As summer comes to a close, studios are often willing to take risks, sending projects out into the world that were deemed too much of a gamble for blockbuster season. And we’re so fortunate that Fox Searchlight took a chance on Matt Bettinelli-Olpin and Tyler Gillett’s latest genre exploration. With its wonderfully eerie set design, complex and original mythology, and stable of colorful characters (including a delightfully evil Andie MacDowell brilliantly channeling Jessica Lange), Ready or Not is an endlessly entertaining horror comedy vehicle, skewering the upper class in the process.
We open on a wedding, as the groom asks his blushing bride, “Are you ready for this?” “Oh, fuck no,” she replies, not realizing just how true that statement will soon ring. Grace (the wide-eyed Samara Weaving) is marrying into an illustrious board game dynasty, that is if she is able to participate in their bizarre tradition on her wedding night. In order to claim her place in the family, she must play a game, which, as it turns out, is a free-for-all round of hide-and-seek that finds her would-be in-laws hunting her for sport. If she is to survive through the night, Grace must out-sleuth the murderous clan on their home turf, and do it all while donning a wedding dress.
As promised, Ready or Not is absolutely bonkers, but it makes a point of giving us just enough explanation for whatever off-the-wall violence occurs that it remains within the logic of the universe it crafts for itself. Much like the board game aficionadoes at its core, it’s a real stickler for the rules. But that’s not to say that it ever tones down the gore. It truly goes all out. Guy Busick and Ryan Murphy (no, not that Ryan Murphy) put their money where their mouth is with their sharp script, as the film earns its R-rating and maintains a supremely dark sense of humor about the whole thing.
And, what’s more, it’s able to find that delicate tonal balance that eludes so many horror comedies. The laughs keep coming, but this movie knows how to turn up the heat when it needs to. There are some genuinely tense sequences that are not for the faint of heart, as well as moments of deep humanity. Still, Ready or Not switches back to humor before it gets bogged down in the scares and starts to take itself too seriously. The co-directors skillfully maintain a gripping momentum while juggling a wide span of conflicting tones, calling to mind many glorious moments throughout exploitation film history.

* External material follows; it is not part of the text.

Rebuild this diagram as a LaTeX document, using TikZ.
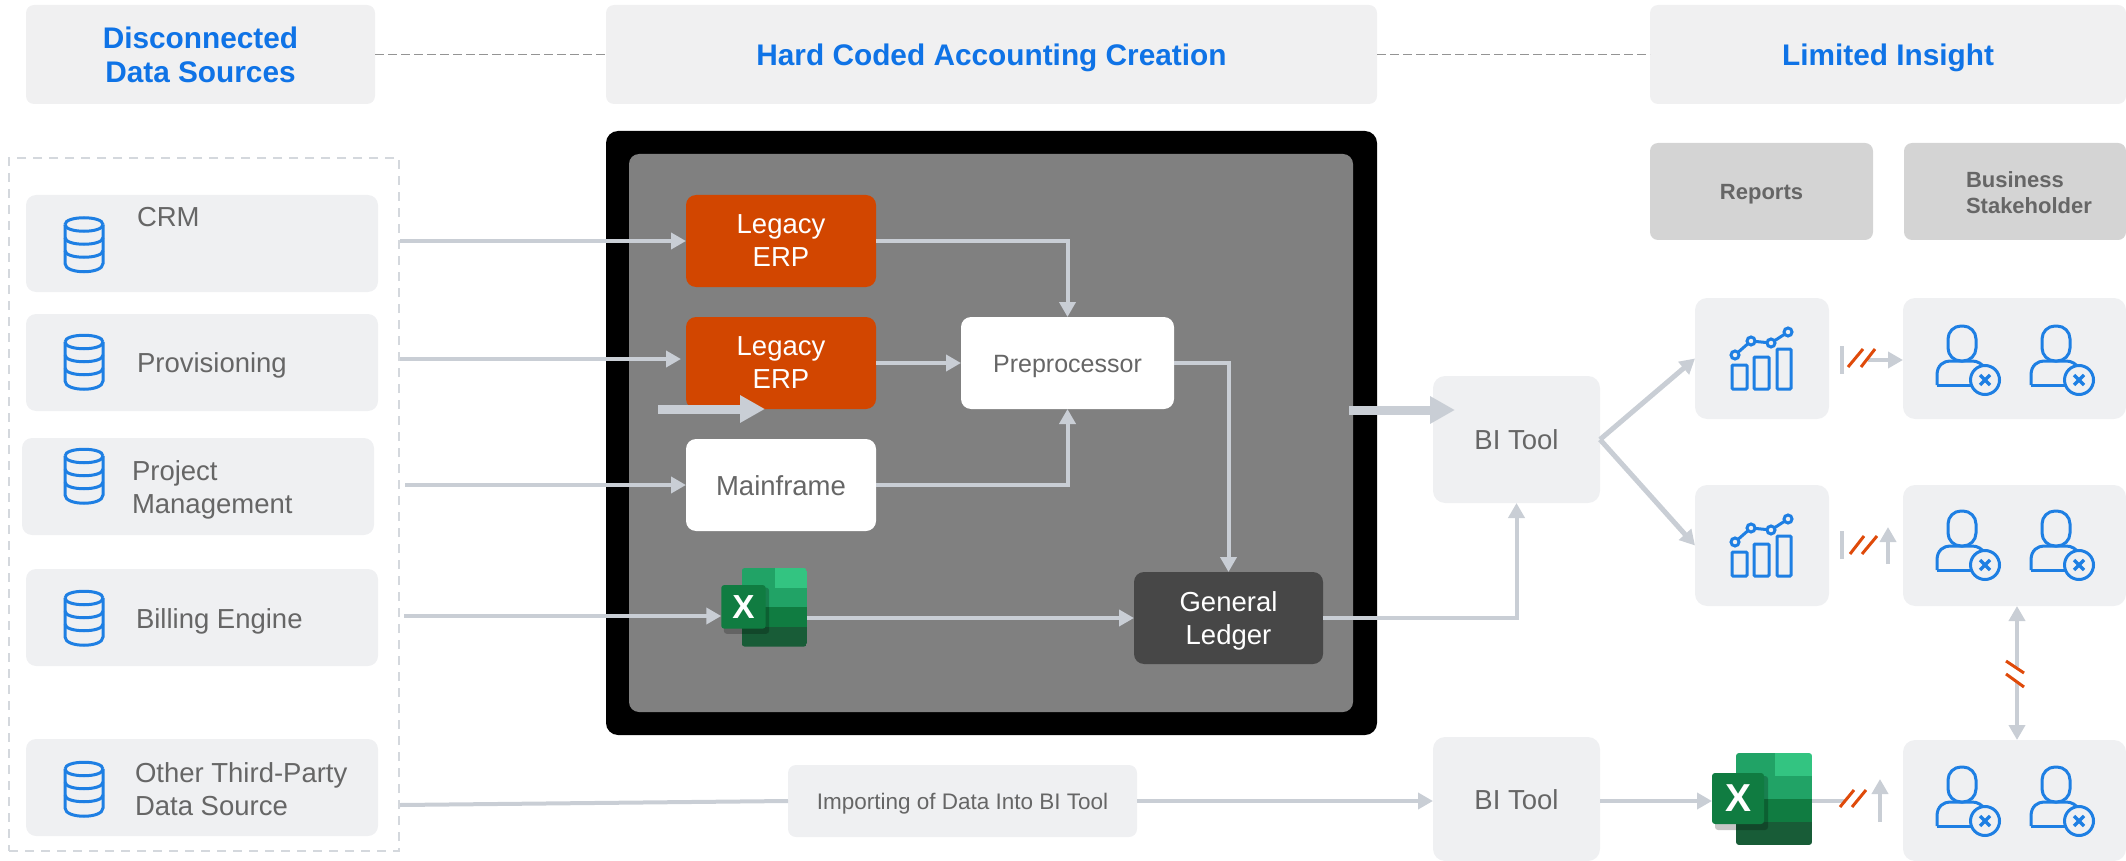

A welcome break from the monotony of a season that’s delivered little more than nostalgia-fueled rehashes and sequels, this is the kind of movie that knows precisely what it is and delivers on every gruesome promise it makes. While the satire of wealth and class on the film’s periphery could stand to be sharpened, it is a non-stop thrill ride that will remind viewers what a summer movie is supposed to feel like. Wickedly smart, morbidly funny, and Disney’s most entertaining release of 2019 by a mile, Ready or Not is genre cinema at its finest.